Initially, Lewellen did not receive the promised check from National. After contacting National multiple times, Lewellen eventually received a check for $3,287.30, which covered only nine months of her car payments. Lewellen’s vehicle was eventually repossessed due to her inability to make her payment in full.
Lewellen sued Chad Franklin, National’s owner, and National for common-law fraudulent misrepresentation and unlawful merchandising practice under the Missouri Merchandising Practice Act (MMPA), RSMo § 407.010, et seq. A jury awarded Lewellen $25,000 in actual damages for her fraudulent misrepresentation claim and $25,000 in actual damages for her MMPA claim. The jury also awarded punitive damages of $1 million for each claim. Because the harm suffered by fraudulent misrepresentation was identical to that caused by the MMPA violation, Lewellen had to elect under what theory to recover against each defendant. Lewellen elected to recover actual and punitive damages for fraudulent misrepresentation against Franklin and actual and punitive damages for the MMPA violation against National.
The circuit court reduced the punitive damage awards against Franklin and National to $500,000 and $539,050 respectively, pursuant to RSMo § 510.265. Section 510.265 limits punitive damage awards to $500,000, or to five times the net amount of the judgment awarded. Lewellen appealed the reduction of the punitive damage award against Franklin, claiming Section 510.265 violated her right to a jury trial. Franklin and National cross-appealed, arguing that the circuit court abused its discretion by overruling their motion to further reduce the punitive damage awards as a violation of their due process rights.
Missouri High Court Overturns Reduction in Punitives
The Missouri Supreme Court overturned the circuit court’s reduction of punitive damages for the fraudulent misrepresentation claim. Relying on Watts v. Lester E. Cox Medical Centers, the court reasoned that since the Missouri Constitution provides that the right of a trial by jury “shall remain inviolate,” any change in the right to a jury determination of damages as it existed in 1820 is unconstitutional. Thus, the court held that “section 510.265’s cap on punitive damages awards is unconstitutional because the statute imposes a legislative limit on the jury’s assessment of punitive damages when such limits did not exist in 1820.”
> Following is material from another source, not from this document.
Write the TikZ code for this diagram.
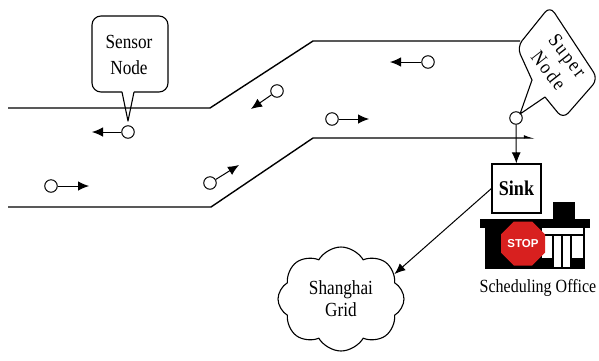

As to the defendants’ due process argument, the court explained that its holding “does not imply that a right conferred by the Missouri Constitution overrides the United States Constitution and does not discharge courts from their duty to review a punitive damages award under the Due Process Clause.” The court used three factors to determine whether the punitive damage award conformed to due process: “(1) the reprehensibility of the defendant’s misconduct; (2) the disparity between the harm and the punitive damages award; and (3) the difference between the punitive damages award and penalties authorized or imposed in comparable cases.” The high court concluded that the punitive damage awards assessed against Franklin and National were “not grossly excessive considering their intentional and flagrant trickery and deceit employed to target a financially vulnerable person” like Lewellen.
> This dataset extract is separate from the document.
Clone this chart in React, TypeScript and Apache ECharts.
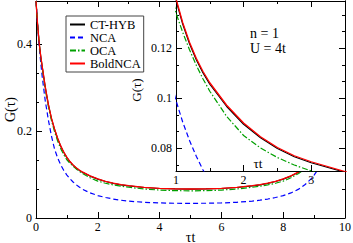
import React, { useEffect, useRef } from "react";
import * as echarts from "echarts";

// ---- data ----
const tau = [
  0, 0.05, 0.1, 0.15, 0.2, 0.3, 0.4, 0.5, 0.6, 0.7, 0.8, 0.9, 1, 1.1, 1.2, 1.3, 1.4, 1.5, 1.75, 2, 2.25, 2.5, 2.75, 3, 3.5, 4, 4.5, 5,
  5.5, 6, 6.5, 7, 7.25, 7.5, 7.75, 8, 8.25, 8.5, 8.6, 8.7, 8.8, 8.9, 9, 9.1, 9.2, 9.3, 9.4, 9.5, 9.6, 9.7, 9.8, 9.85, 9.9, 9.95, 10,
];

const ctHyb = [
  0.5, 0.447, 0.404, 0.374, 0.349, 0.301, 0.261, 0.229, 0.2043, 0.1832, 0.1655, 0.151, 0.1391, 0.1295, 0.1217, 0.1153, 0.11, 0.1055, 0.0966, 0.0895, 0.0841, 0.0798, 0.0765, 0.0741, 0.0703, 0.068, 0.0669, 0.0665,
  0.0669, 0.068, 0.0703, 0.0741, 0.0765, 0.0798, 0.0841, 0.0895, 0.0966, 0.1055, 0.11, 0.1153, 0.1217, 0.1295, 0.1391, 0.151, 0.1655, 0.1832, 0.2043, 0.229, 0.261, 0.301, 0.349, 0.374, 0.404, 0.447, 0.5,
];

const nca = [
  0.5, 0.447, 0.4, 0.36, 0.326, 0.27, 0.226, 0.189, 0.159, 0.1385, 0.1223, 0.1093, 0.099, 0.0903, 0.083, 0.0767, 0.0712, 0.0665, 0.0578, 0.0517, 0.0472, 0.0437, 0.041, 0.0389, 0.0362, 0.0347, 0.034, 0.0338,
  0.034, 0.0347, 0.0362, 0.0389, 0.041, 0.0437, 0.0472, 0.0517, 0.0578, 0.0665, 0.0712, 0.0767, 0.083, 0.0903, 0.099, 0.1093, 0.1223, 0.1385, 0.159, 0.189, 0.226, 0.27, 0.326, 0.36, 0.4, 0.447, 0.5,
];

const oca = [
  0.5, 0.447, 0.403, 0.372, 0.346, 0.297, 0.257, 0.225, 0.199, 0.1775, 0.1598, 0.1457, 0.134, 0.1262, 0.1193, 0.1131, 0.1076, 0.1027, 0.0926, 0.085, 0.08, 0.0762, 0.0732, 0.0708, 0.0668, 0.0643, 0.063, 0.0626,
  0.063, 0.0643, 0.0668, 0.0708, 0.0732, 0.0762, 0.08, 0.085, 0.0926, 0.1027, 0.1076, 0.1131, 0.1193, 0.1262, 0.134, 0.1457, 0.1598, 0.1775, 0.199, 0.225, 0.257, 0.297, 0.346, 0.372, 0.403, 0.447, 0.5,
];

const boldNca = [
  0.5, 0.448, 0.405, 0.375, 0.35, 0.302, 0.262, 0.23, 0.205, 0.1839, 0.1662, 0.1517, 0.1398, 0.1301, 0.1223, 0.1159, 0.1106, 0.1061, 0.0971, 0.09, 0.0845, 0.0802, 0.0769, 0.0745, 0.0706, 0.0683, 0.0672, 0.0668,
  0.0672, 0.0683, 0.0706, 0.0745, 0.0769, 0.0802, 0.0845, 0.09, 0.0971, 0.1061, 0.1106, 0.1159, 0.1223, 0.1301, 0.1398, 0.1517, 0.1662, 0.1839, 0.205, 0.23, 0.262, 0.302, 0.35, 0.375, 0.405, 0.448, 0.5,
];

const seriesNames = ["CT-HYB", "NCA", "OCA", "BoldNCA"];

// tick values
const mainXTicks = [0, 2, 4, 6, 8, 10];
const mainXMinor = [1, 3, 5, 7, 9];
const mainYTicks = [0, 0.2, 0.4];
const mainYMinor = [0.0667, 0.1333, 0.2667, 0.3333];
const insetXTicks = [1, 2, 3];
const insetXMinor = [1.5, 2.5];
const insetYTicks = [0.08, 0.1, 0.12];
const insetYMinor = [0.0733, 0.0867, 0.0933, 0.1067, 0.1133, 0.1267, 0.1333];

const FONT = "Liberation Serif";

function makeAxis(
  gridIndex: number,
  position: string,
  min: number,
  max: number,
  ticks: number[],
  len: number,
  showLabels: boolean,
  showLine: boolean,
  z: number,
  labelMargin: number
) {
  return {
    type: "value",
    gridIndex,
    position,
    min,
    max,
    z,
    splitLine: { show: false },
    axisLine: { show: showLine, onZero: false, lineStyle: { color: "#000", width: 1 } },
    axisTick: { show: true, inside: true, length: len, customValues: ticks, lineStyle: { color: "#000", width: 1 } },
    axisLabel: {
      show: showLabels,
      customValues: ticks,
      margin: labelMargin,
      color: "#000",
      fontFamily: FONT,
      fontSize: 12,
      formatter: (v: number) => String(+v.toFixed(4)),
    },
  };
}

export default function App() {
  const ref = useRef<HTMLDivElement>(null);
  useEffect(() => {
    if (!ref.current) return;
    const chart = echarts.init(ref.current, undefined, { renderer: "svg" });

    const mainGrid = { left: 36, top: 1, width: 309, height: 217 };
    const insetGrid = { left: 176, top: 1, width: 169, height: 170 };
    const iyMin = 0.0708;
    const iyMax = 0.1388;

    const styles: Record<string, any> = {
      "CT-HYB": { color: "#000000", type: "solid", width: 1.2 },
      NCA: { color: "#0000ff", type: [5, 3], width: 1.2 },
      OCA: { color: "#00a000", type: [6, 2, 1.5, 2], width: 1.2 },
      BoldNCA: { color: "#ff0000", type: "solid", width: 1.3 },
    };
    const dataMap: Record<string, number[]> = { "CT-HYB": ctHyb, NCA: nca, OCA: oca, BoldNCA: boldNca };

    const mkSeries = (name: string, xi: number, yi: number, z: number) => ({
      type: "line",
      name,
      xAxisIndex: xi,
      yAxisIndex: yi,
      data: tau.map((t, i) => [t, dataMap[name][i]]),
      showSymbol: false,
      symbol: "none",
      smooth: false,
      z,
      clip: true,
      lineStyle: styles[name],
      itemStyle: { color: styles[name].color },
      emphasis: { disabled: true },
    });

    const option: any = {
      animation: false,
      backgroundColor: "#ffffff",
      textStyle: { fontFamily: FONT },
      grid: [
        { ...mainGrid, z: 0, outerBoundsMode: "none", containLabel: false },
        { ...mainGrid, z: 0, outerBoundsMode: "none", containLabel: false },
        { ...insetGrid, z: 10, show: true, backgroundColor: "#ffffff", borderWidth: 0, outerBoundsMode: "none", containLabel: false },
        { ...insetGrid, z: 11, outerBoundsMode: "none", containLabel: false },
      ],
      xAxis: [
        {
          ...makeAxis(0, "bottom", 0, 10, mainXTicks, 6, true, true, 0, 3),
          name: "τt",
          nameLocation: "middle",
          nameGap: 12,
          nameMoveOverlap: false,
          nameTextStyle: { color: "#000", fontFamily: FONT, fontSize: 14 },
        },
        makeAxis(0, "top", 0, 10, mainXTicks, 6, false, true, 0, 3),
        makeAxis(1, "bottom", 0, 10, mainXMinor, 3, false, false, 0, 3),
        makeAxis(1, "top", 0, 10, mainXMinor, 3, false, false, 0, 3),
        makeAxis(2, "bottom", 1, 3.5, insetXTicks, 6, true, true, 11, 3),
        makeAxis(2, "top", 1, 3.5, insetXTicks, 6, false, true, 11, 3),
        makeAxis(3, "bottom", 1, 3.5, insetXMinor, 3, false, false, 11, 3),
        makeAxis(3, "top", 1, 3.5, insetXMinor, 3, false, false, 11, 3),
      ],
      yAxis: [
        {
          ...makeAxis(0, "left", 0, 0.5, mainYTicks, 6, true, true, 0, 4),
          name: "G(τ)",
          nameLocation: "middle",
          nameGap: 19,
          nameRotate: 90,
          nameMoveOverlap: false,
          nameTextStyle: { color: "#000", fontFamily: FONT, fontSize: 14 },
        },
        makeAxis(0, "right", 0, 0.5, mainYTicks, 6, false, true, 0, 4),
        makeAxis(1, "left", 0, 0.5, mainYMinor, 3, false, false, 0, 4),
        makeAxis(1, "right", 0, 0.5, mainYMinor, 3, false, false, 0, 4),
        makeAxis(2, "left", iyMin, iyMax, insetYTicks, 6, true, true, 11, 4),
        makeAxis(2, "right", iyMin, iyMax, insetYTicks, 6, false, true, 11, 4),
        makeAxis(3, "left", iyMin, iyMax, insetYMinor, 3, false, false, 11, 4),
        makeAxis(3, "right", iyMin, iyMax, insetYMinor, 3, false, false, 11, 4),
      ],
      legend: {
        data: seriesNames,
        orient: "vertical",
        left: 66,
        top: 16,
        padding: [2, 3, 2, 3],
        itemWidth: 15,
        itemHeight: 8,
        itemGap: 0,
        borderColor: "#444",
        borderWidth: 1,
        backgroundColor: "#ffffff",
        z: 5,
        selectedMode: false,
        itemStyle: { opacity: 0 },
        textStyle: { color: "#000", fontFamily: FONT, fontSize: 12.5, lineHeight: 12.3 },
      },
      graphic: [
        { type: "text", x: 250, y: 33, z: 30, style: { text: "n = 1", fontFamily: FONT, fontSize: 14, fill: "#000", verticalAlign: "middle" } },
        { type: "text", x: 250, y: 48, z: 30, style: { text: "U = 4t", fontFamily: FONT, fontSize: 14, fill: "#000", verticalAlign: "middle" } },
        { type: "text", x: 258, y: 163, z: 30, style: { text: "τt", fontFamily: FONT, fontSize: 13, fill: "#000", align: "center", verticalAlign: "middle" } },
        { type: "text", x: 136, y: 90, rotation: Math.PI / 2, z: 30, style: { text: "G(τ)", fontFamily: FONT, fontSize: 13, fill: "#000", align: "center", verticalAlign: "middle" } },
      ],
      series: [
        ...seriesNames.map((n) => mkSeries(n, 0, 0, 2)),
        ...seriesNames.map((n) => mkSeries(n, 4, 4, 12)),
      ],
    };
    chart.setOption(option);
    return () => chart.dispose();
  }, []);
  return <div ref={ref} style={{ position: "fixed", left: 0, top: 0, width: 353, height: 243 }} />;
}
Each State’s Approach Is Its Own
The Missouri Supreme Court’s analysis of the constitutionality of punitive damage caps as impeding on an individual’s right to trial by jury contrasts with that of several other jurisdictions. In fact, this case has caused some ABA Section of Litigation leaders to reflect on the role of punitive damages in conjunction with a right to trial by jury. “If . . . punitive damages are for the purpose of punishment and deterrence related to rights and property belonging to society as a whole, should not the elected legislatures of the states be empowered to decisively speak as to those rights and that property?” wonders Douglas L. McCoy, Mobile, AL, cochair of the ABA Section of Litigation’s Trial Practice Committee.
Regardless of how other jurisdictions view the issue, the Watts and Lewellen cases represent Missouri’s apparent movement towards invalidating damage caps applied to common-law claims that existed in 1820. “[That is] why we have 50 state courts and 50 state constitutions,” says Joseph P. Beckman, Minneapolis, MN, cochair of the Section’s Trial Practice Committee. Only time will tell if this trend continues in Missouri. For now, litigants should be aware of the potential for massive punitive damage awards in the jurisdiction.
Onika K. Williams is a contributing editor for Litigation News.